Preparing him for manhood

So the middle child got fake fingernails today. They were a dollar at Target, and she spent her hard-earned money. They were lovely - purple and blue with sparkles on them. And really long. She and I spent some quality time together, putting on the fingernails and discussing the merits of long fingernails and the drawbacks.

She took her gaudy, witch-ish fingernails upstairs to show her brothers. Bless their hearts - they could care less about fake fingernails - but they ooh-ed and aah-ed over them the best they could before getting back to their Star Wars thing they were doing.

Then it was dinner time. She struggled to eat with her fake fingernails. They kept falling off. And, because my sons are going to be great husbands, they offered to help her put them back on. And on. And on. I'm not kidding, each one fell off at least twelve times, and each time, the oldest boy dutifully and without complaining helped her to put them back on. And he discussed the fingernails with her. Really, he listened while she talked about them, but he did what she needed him to do. Practicing for man-hood.

His wife will be so grateful to her one day.

Monday, March 3, 2008

I took my dog for a walk.

Usually she walks us. She walks ahead, sniffing and generally enjoying life. This is the way this walk started out. Until we got about half a mile into it. She started to drag and then slow way down. By the end of our abbreviated walk, we were going at a snail's pace, and she was still dragging behind a good three feet.

It was sad and pitiful. She adores going for walks, I just say the word and her eyes light up and she starts jumping around and pacing between me and the leash and my sneakers. She just loves it. I think I'm going to have to start taking her for short walks just to make her happy, but not for my exercise.

My dog is old, and it's becoming harder and harder to ignore.

Saturday, March 1, 2008

What have I done?

I signed the biggest kid up for football today. Granted it's only flag football, but we've told him he has to play flag football before he can play tackle football.

I know, you're thinking, since when did she get a teenager? Because where I grew up, the first time boys put on pads and helmets was freshman year in high school. But this, my friends, is Texas.

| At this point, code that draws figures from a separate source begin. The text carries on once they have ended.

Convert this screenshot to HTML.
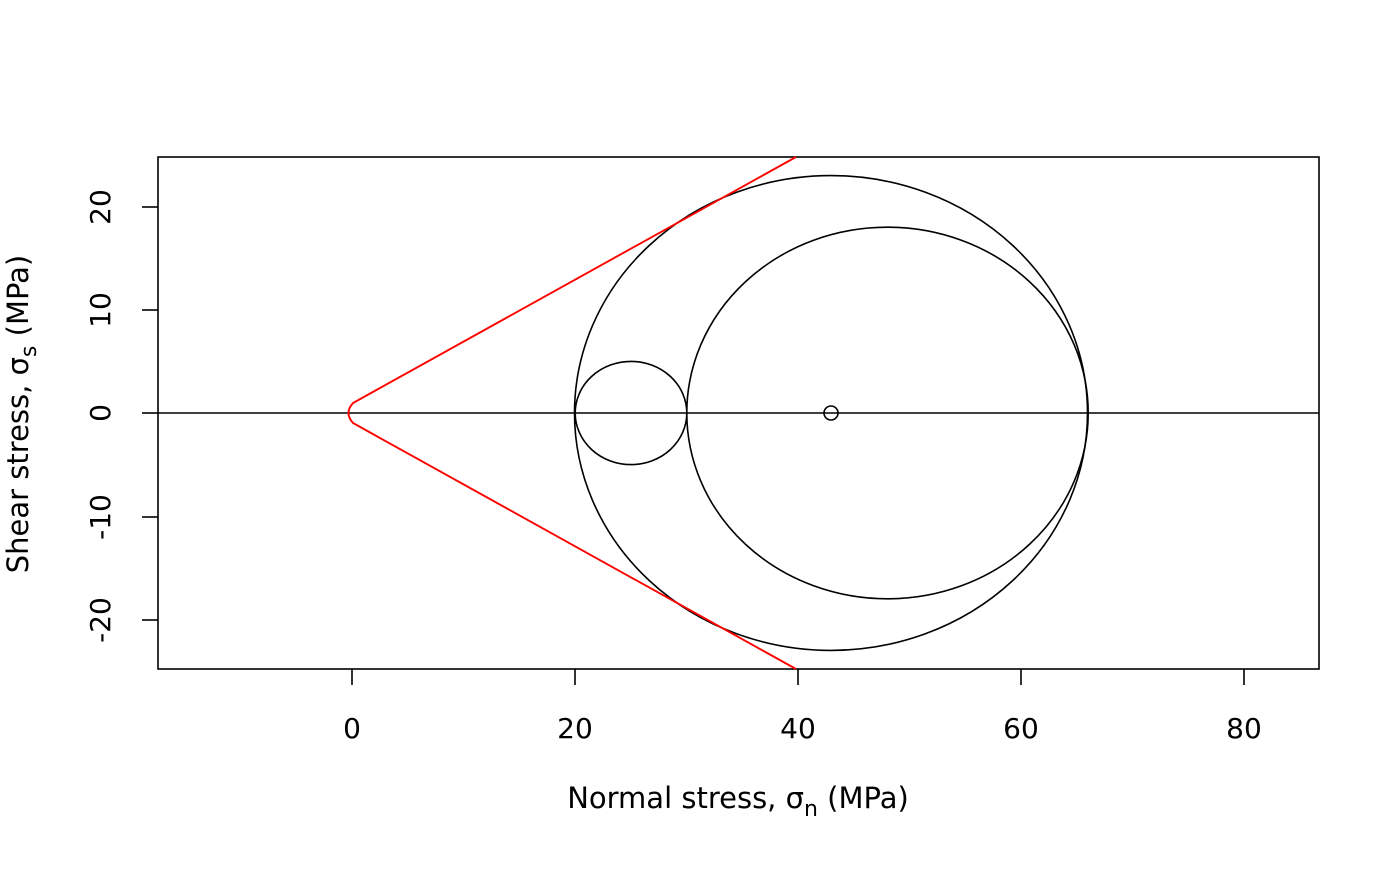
<!DOCTYPE html>
<html><head><style>body{margin:0;background:#fff}</style></head><body>
<svg width="1400" height="866" xmlns="http://www.w3.org/2000/svg" font-family="DejaVu Sans, sans-serif" font-size="28">
<rect x="158" y="157" width="1161" height="512" fill="none" stroke="#000" stroke-width="1.6"/>
<line x1="158" y1="413" x2="1319" y2="413" stroke="#000" stroke-width="1.6"/>
<g fill="none" stroke="#000" stroke-width="1.6">
<ellipse cx="831" cy="413" rx="256.5" ry="237.4"/>
<ellipse cx="887.5" cy="413" rx="200.7" ry="185.8"/>
<ellipse cx="631" cy="413" rx="55.8" ry="51.6"/>
<circle cx="831" cy="413" r="7"/>
</g>
<path d="M796 157 L353 403 Q344 413 353 423 L796 669" fill="none" stroke="#f00" stroke-width="1.9"/>
<g stroke="#000" stroke-width="1.6">
<line x1="352" y1="669" x2="352" y2="685"/><line x1="575" y1="669" x2="575" y2="685"/><line x1="798" y1="669" x2="798" y2="685"/><line x1="1021" y1="669" x2="1021" y2="685"/><line x1="1244" y1="669" x2="1244" y2="685"/>
<line x1="142" y1="207" x2="158" y2="207"/><line x1="142" y1="310" x2="158" y2="310"/><line x1="142" y1="413" x2="158" y2="413"/><line x1="142" y1="517" x2="158" y2="517"/><line x1="142" y1="620" x2="158" y2="620"/>
</g>
<g text-anchor="middle">
<text x="352" y="738">0</text><text x="575" y="738">20</text><text x="798" y="738">40</text><text x="1021" y="738">60</text><text x="1244" y="738">80</text>
<text transform="translate(110,207) rotate(-90)">20</text>
<text transform="translate(110,310) rotate(-90)">10</text>
<text transform="translate(110,413) rotate(-90)">0</text>
<text transform="translate(110,517) rotate(-90)">-10</text>
<text transform="translate(110,620) rotate(-90)">-20</text>
<text x="738" y="808" font-size="29">Normal stress, σ<tspan font-size="22" dy="8">n</tspan><tspan dy="-8"> (MPa)</tspan></text>
<text transform="translate(28,414) rotate(-90)" font-size="29">Shear stress, σ<tspan font-size="22" dy="8">s</tspan><tspan dy="-8"> (MPa)</tspan></text>
</g>
</svg>
</body></html>
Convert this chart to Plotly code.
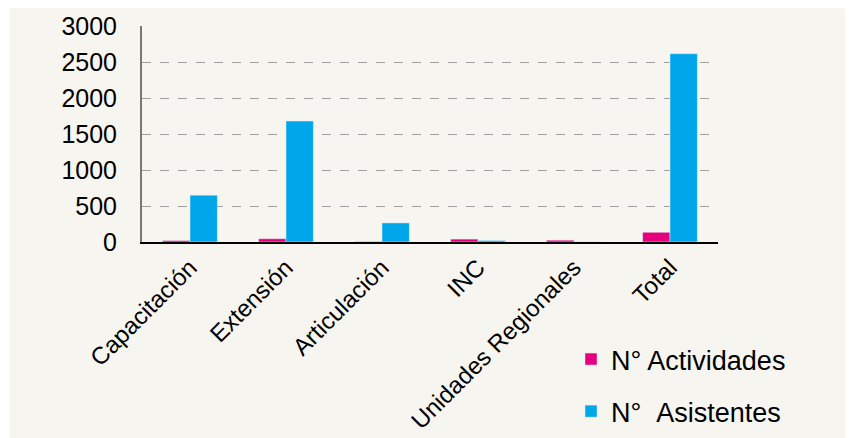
import plotly.graph_objects as go

categories = ["Capacitación", "Extensión", "Articulación", "INC", "Unidades Regionales", "Total"]
actividades = [20, 45, 5, 40, 25, 135]
asistentes = [650, 1680, 265, 20, 2, 2615]
y_ticks = [0, 500, 1000, 1500, 2000, 2500, 3000]

PINK = "#e5007e"
BLUE = "#00a6ea"
BG = "#f6f5f0"
FONT = "Liberation Sans"

fig = go.Figure()
fig.add_trace(go.Bar(x=categories, y=actividades, name="N° Actividades",
                     marker_color=PINK, legendgroup="a"))
fig.add_trace(go.Bar(x=categories, y=asistentes, name="N°\u00a0\u00a0Asistentes",
                     marker_color=BLUE, legendgroup="b"))

# page body has an 8px margin, so the figure canvas starts at (8, 8)
W, H = 845, 430
L, R, T, B = 134, 135, 18, 196
pw, ph = W - L - R, H - T - B

# cream background panel (canvas x 2..W, y 0..H)
fig.add_shape(type="rect", xref="paper", yref="paper", layer="below",
              x0=(2 - L) / pw, x1=(W + 5 - L) / pw,
              y0=(T + ph - H - 5) / ph, y1=(T + ph) / ph,
              fillcolor=BG, line_width=0)

fig.update_layout(
    width=W, height=H,
    margin=dict(l=L, r=R, t=T, b=B, autoexpand=False),
    paper_bgcolor="white",
    plot_bgcolor="rgba(0,0,0,0)",
    barmode="group", bargap=0.43, bargroupgap=0,
    font=dict(family=FONT, size=25, color="black"),
    showlegend=True,
    legend=dict(xref="container", yref="container",
                x=563 / W, y=1 - 327 / H, xanchor="left", yanchor="top",
                bgcolor="rgba(0,0,0,0)", font=dict(size=27), tracegroupgap=14,
                itemwidth=30),
    xaxis=dict(tickangle=-45, showline=True, linecolor="black", linewidth=2,
               ticks="", showgrid=False, tickfont=dict(size=24), automargin=False),
    yaxis=dict(range=[0, 3000], tickvals=y_ticks, showline=True, linecolor="#777777",
               linewidth=2, showgrid=True, gridcolor="#a0a0a0", griddash="dash",
               gridwidth=1, ticks="", ticklabelstandoff=18, zeroline=False,
               tickfont=dict(size=25), automargin=False),
)

fig.write_html("out.html")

We start our boys in helmets and pads just as soon as they can hold their heads up with them on. Which is apparently about seven. And in Texas, people look at my youngest child with envy. You see, he's a solidly built little boy who doesn't seem to be slimming down, no matter how many apples I feed him. And they all comment that he should play football. Which I'm sure he will, as he seems to be as drawn to football as he is to pushing buttons. Mostly my buttons, but that's a subject for another day.

The oldest. Wants to play football. He says flag football is for wimps, that he wants to tackle, but we say learn the rules and learn how to control your stinkin' temper and then we'll see about tackle football. In the fall. Which makes me want to cry. Because he's only nine. And wow.

I guess even though I've been in Texas for more than ten years, I'm still not a Texan. I just can't wrap my brain around this. But apparently I've spawned two little Texans and somehow it's in their blood. Fortunately for me and my grey hair situation, my daughter does not yet want to be a cheerleader and she doesn't yet use product in her hair. Unless you count boogers.